You can start trading geopolitical prediction markets with as little as **$500-$1,000**, though meaningful diversification across multiple markets requires at least $5,000-$10,000. The key constraint isn't capital size — it's position sizing discipline. Over-concentrating in a single geopolitical market, regardless of account size, is the most common cause of large losses.
## Are geopolitical prediction markets legal in the United States in 2026?
The regulatory landscape for prediction markets in the US evolved significantly in 2025, with the CFTC providing clearer guidance on event contracts. Several platforms now operate legally for US residents, though access to specific market types may vary by state. Always verify the current regulatory status of the platform you're using and consult a financial or legal advisor for your specific situation.
## How do I find an edge in geopolitical markets when so much information is public?
Your edge in geopolitical prediction markets comes from **better processing of public information**, not secret information. This means applying formal probability frameworks (base rates, Bayesian updating), tracking primary government and institutional sources before they hit mainstream media, specializing in regions where you have genuine expertise, and using AI tools to process more information faster.
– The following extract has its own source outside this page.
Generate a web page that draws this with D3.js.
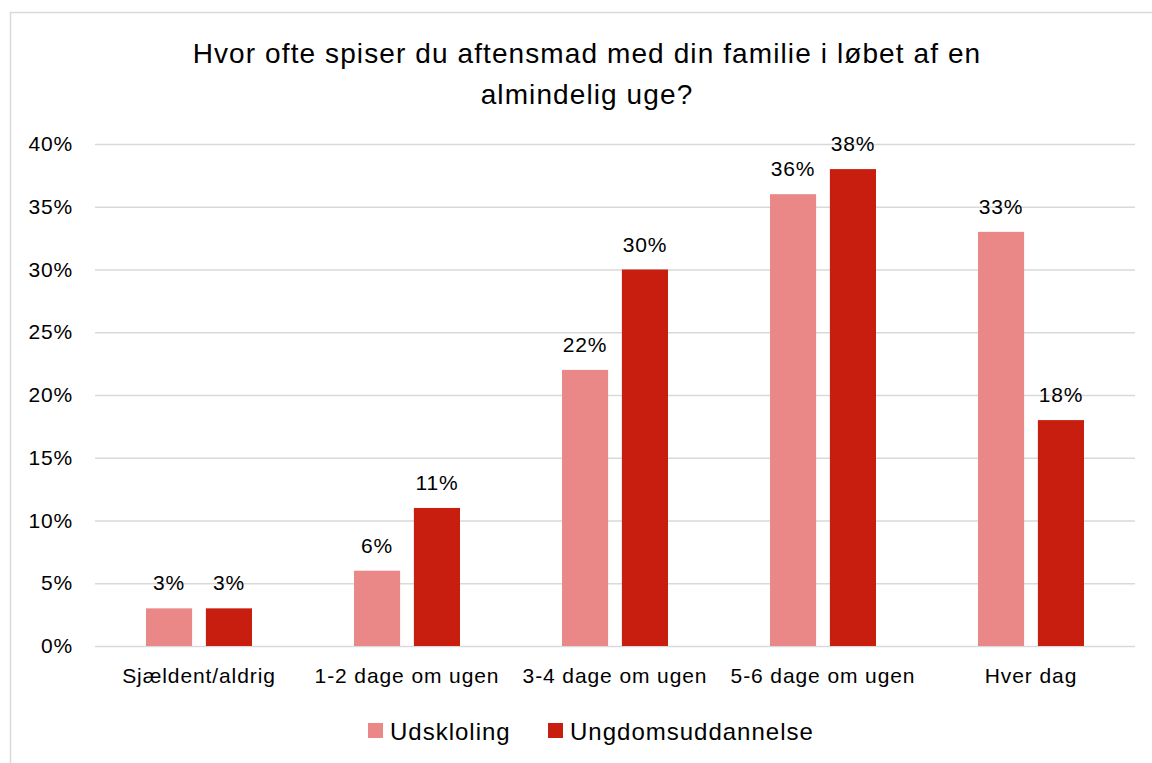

The majority of market participants trade emotionally and reactively — disciplined analytical traders consistently outperform them over time.
## What's the difference between geopolitical prediction markets and regular political betting?
Traditional political betting (like election betting) focuses on domestic electoral outcomes with well-defined candidates and dates. **Geopolitical prediction markets** cover a much broader category including international relations, military conflicts, diplomatic agreements, sanctions, and multilateral negotiations. They tend to have thinner liquidity, wider spreads, more ambiguous resolution criteria, and greater potential edge for well-informed traders compared to high-volume electoral markets.
## How do AI agents improve geopolitical prediction market performance?
**AI agents** can monitor hundreds of information sources simultaneously, extract relevant signals, update probability models in real time, and flag when market prices diverge from model estimates — all faster than any human trader can. The most effective approach combines AI monitoring and signal generation with human judgment for final trade decisions, especially in markets involving cultural or political context that AI models handle poorly. Platforms like [PredictEngine](/) are building these AI-assisted tools directly into the trading workflow.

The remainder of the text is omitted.